• [DATA SHOWN]
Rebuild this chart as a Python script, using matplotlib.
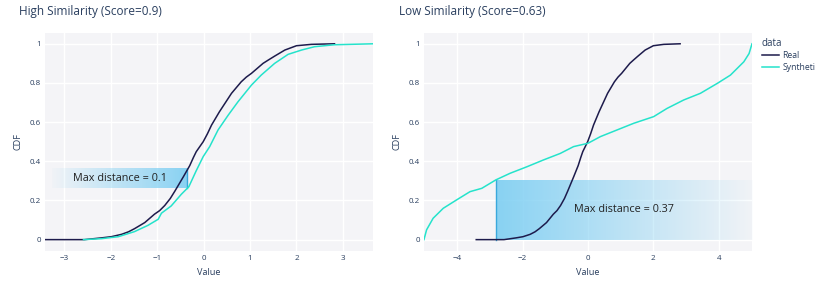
import numpy as np
import matplotlib.pyplot as plt
from matplotlib.lines import Line2D

plt.rcParams['font.family'] = ['Open Sans', 'DejaVu Sans']

# empirical CDF of the real data (same in both panels)
real_x = [-3.42, -2.57, -2.20, -1.99, -1.77, -1.62, -1.49, -1.27, -1.06, -0.95, -0.84,
          -0.72, -0.62, -0.44, -0.30, -0.22, -0.16, -0.01, 0.08, 0.17, 0.34, 0.47,
          0.60, 0.81, 0.92, 1.03, 1.28, 1.40, 1.53, 1.75, 2.00, 2.32, 2.82]
real_y = [0.0, 0.0, 0.009, 0.015, 0.027, 0.04, 0.056, 0.087, 0.13, 0.148, 0.174,
          0.21, 0.248, 0.32, 0.378, 0.42, 0.449, 0.50, 0.54, 0.585, 0.653, 0.70,
          0.747, 0.806, 0.83, 0.849, 0.90, 0.918, 0.937, 0.968, 0.99, 0.997, 1.0]

# synthetic data, high similarity
synth_hi_x = [-2.59, -2.20, -1.84, -1.49, -1.20, -0.98, -0.91, -0.70, -0.48, -0.32,
              -0.16, -0.01, 0.13, 0.31, 0.53, 0.74, 1.03, 1.24, 1.53, 1.82, 2.11,
              2.39, 2.82, 3.67]
synth_hi_y = [0.0, 0.005, 0.015, 0.041, 0.073, 0.104, 0.135, 0.172, 0.232, 0.27,
              0.352, 0.424, 0.475, 0.56, 0.636, 0.704, 0.789, 0.84, 0.90, 0.946,
              0.968, 0.985, 0.995, 1.0]

# synthetic data, low similarity
synth_lo_x = [-5.02, -4.94, -4.74, -4.43, -4.02, -3.61, -3.25, -2.82, -2.38, -1.87,
              -1.36, -0.85, -0.44, 0.0, 0.38, 0.89, 1.40, 2.01, 2.42, 2.93, 3.44,
              3.96, 4.36, 4.77, 4.93, 5.02]
synth_lo_y = [0.0, 0.05, 0.109, 0.16, 0.203, 0.245, 0.262, 0.305, 0.339, 0.372,
              0.407, 0.44, 0.475, 0.492, 0.526, 0.56, 0.594, 0.628, 0.67, 0.713,
              0.747, 0.798, 0.84, 0.908, 0.95, 1.0]

titles = ["High Similarity (Score=0.9)", "Low Similarity (Score=0.63)"]
labels = ["Max distance = 0.1", "Max distance = 0.37"]
# highlighted box: x0, x1, y0, y1, where the max distance is
boxes = [(-3.27, -0.35, 0.262, 0.36), (-2.82, 5.02, 0.0, 0.305)]
xlims = [(-3.42, 3.65), (-5.02, 5.02)]
xticks = [[-3, -2, -1, 0, 1, 2, 3], [-4, -2, 0, 2, 4]]

real_c = '#1d1b4c'
synth_c = '#25e3cb'
text_c = '#2a3f5f'
box_rgb = (0.49, 0.81, 0.95)

fig = plt.figure(figsize=(8.15, 2.83), dpi=100)
axes = [fig.add_axes([0.0552, 0.1131, 0.4025, 0.7703]),
        fig.add_axes([0.5202, 0.1131, 0.4025, 0.7703])]
synths = [(synth_hi_x, synth_hi_y), (synth_lo_x, synth_lo_y)]

for i, ax in enumerate(axes):
    ax.set_facecolor('#f4f4f7')
    for s in ax.spines.values():
        s.set_visible(False)
    ax.grid(True, color='white', lw=1.0)
    ax.set_axisbelow(True)

    # gradient box
    x0, x1, y0, y1 = boxes[i]
    alpha = np.linspace(0.03, 0.9, 200)
    if i == 1:
        alpha = alpha[::-1]
    grad = np.zeros((1, 200, 4))
    grad[0, :, :3] = box_rgb
    grad[0, :, 3] = alpha
    ax.imshow(grad, extent=[x0, x1, y0, y1], aspect='auto', zorder=1,
              interpolation='bilinear')
    vx = x1 if i == 0 else x0
    ax.plot([vx, vx], [y0, y1], color='#3aa8dc', lw=1.0, zorder=2)
    ax.text((x0 + x1) / 2, (y0 + y1) / 2, labels[i], ha='center', va='center',
            fontsize=7.8, color='#222222', zorder=4)

    ax.plot(real_x, real_y, color=real_c, lw=1.1, zorder=3)
    ax.plot(synths[i][0], synths[i][1], color=synth_c, lw=1.1, zorder=3)

    ax.set_xlim(*xlims[i])
    ax.set_ylim(-0.058, 1.055)
    ax.set_xticks(xticks[i])
    ax.set_yticks([0, 0.2, 0.4, 0.6, 0.8, 1])
    ax.set_yticklabels(['0', '0.2', '0.4', '0.6', '0.8', '1'])
    ax.tick_params(length=0, labelsize=5.8, colors=text_c, pad=3)
    ax.set_xlabel('Value', fontsize=6.6, color=text_c, labelpad=4)
    ax.set_ylabel('CDF', fontsize=6.6, color=text_c, labelpad=5)

fig.text(19 / 815, 1 - 12 / 283, titles[0], fontsize=8.5, color=text_c, va='center')
fig.text(399 / 815, 1 - 12 / 283, titles[1], fontsize=8.5, color=text_c, va='center')

handles = [Line2D([], [], color=real_c, lw=1.1), Line2D([], [], color=synth_c, lw=1.1)]
fig.legend(handles, ['Real', 'Synthetic'], title='data', loc='upper left',
           bbox_to_anchor=(754 / 815, 1 - 30 / 283), frameon=False, fontsize=6.2,
           title_fontsize=7, handlelength=2.0, handletextpad=0.4, labelspacing=0.3,
           alignment='left', labelcolor=text_c)
fig.legends[0].get_title().set_color(text_c)

plt.savefig('out.png', dpi=100)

• [EXERCISE PROMPT]
Write out, word for word, the lines from the start of the data through the one holding "0.968, 0.985, 0.995, 1.0]". Omit pictures.

• [WRITTEN REPLY]
Rebuild this chart as a Python script, using matplotlib.
import numpy as np
import matplotlib.pyplot as plt
from matplotlib.lines import Line2D

plt.rcParams['font.family'] = ['Open Sans', 'DejaVu Sans']

# empirical CDF of the real data (same in both panels)
real_x = [-3.42, -2.57, -2.20, -1.99, -1.77, -1.62, -1.49, -1.27, -1.06, -0.95, -0.84,
          -0.72, -0.62, -0.44, -0.30, -0.22, -0.16, -0.01, 0.08, 0.17, 0.34, 0.47,
          0.60, 0.81, 0.92, 1.03, 1.28, 1.40, 1.53, 1.75, 2.00, 2.32, 2.82]
real_y = [0.0, 0.0, 0.009, 0.015, 0.027, 0.04, 0.056, 0.087, 0.13, 0.148, 0.174,
          0.21, 0.248, 0.32, 0.378, 0.42, 0.449, 0.50, 0.54, 0.585, 0.653, 0.70,
          0.747, 0.806, 0.83, 0.849, 0.90, 0.918, 0.937, 0.968, 0.99, 0.997, 1.0]

# synthetic data, high similarity
synth_hi_x = [-2.59, -2.20, -1.84, -1.49, -1.20, -0.98, -0.91, -0.70, -0.48, -0.32,
              -0.16, -0.01, 0.13, 0.31, 0.53, 0.74, 1.03, 1.24, 1.53, 1.82, 2.11,
              2.39, 2.82, 3.67]
synth_hi_y = [0.0, 0.005, 0.015, 0.041, 0.073, 0.104, 0.135, 0.172, 0.232, 0.27,
              0.352, 0.424, 0.475, 0.56, 0.636, 0.704, 0.789, 0.84, 0.90, 0.946,
              0.968, 0.985, 0.995, 1.0]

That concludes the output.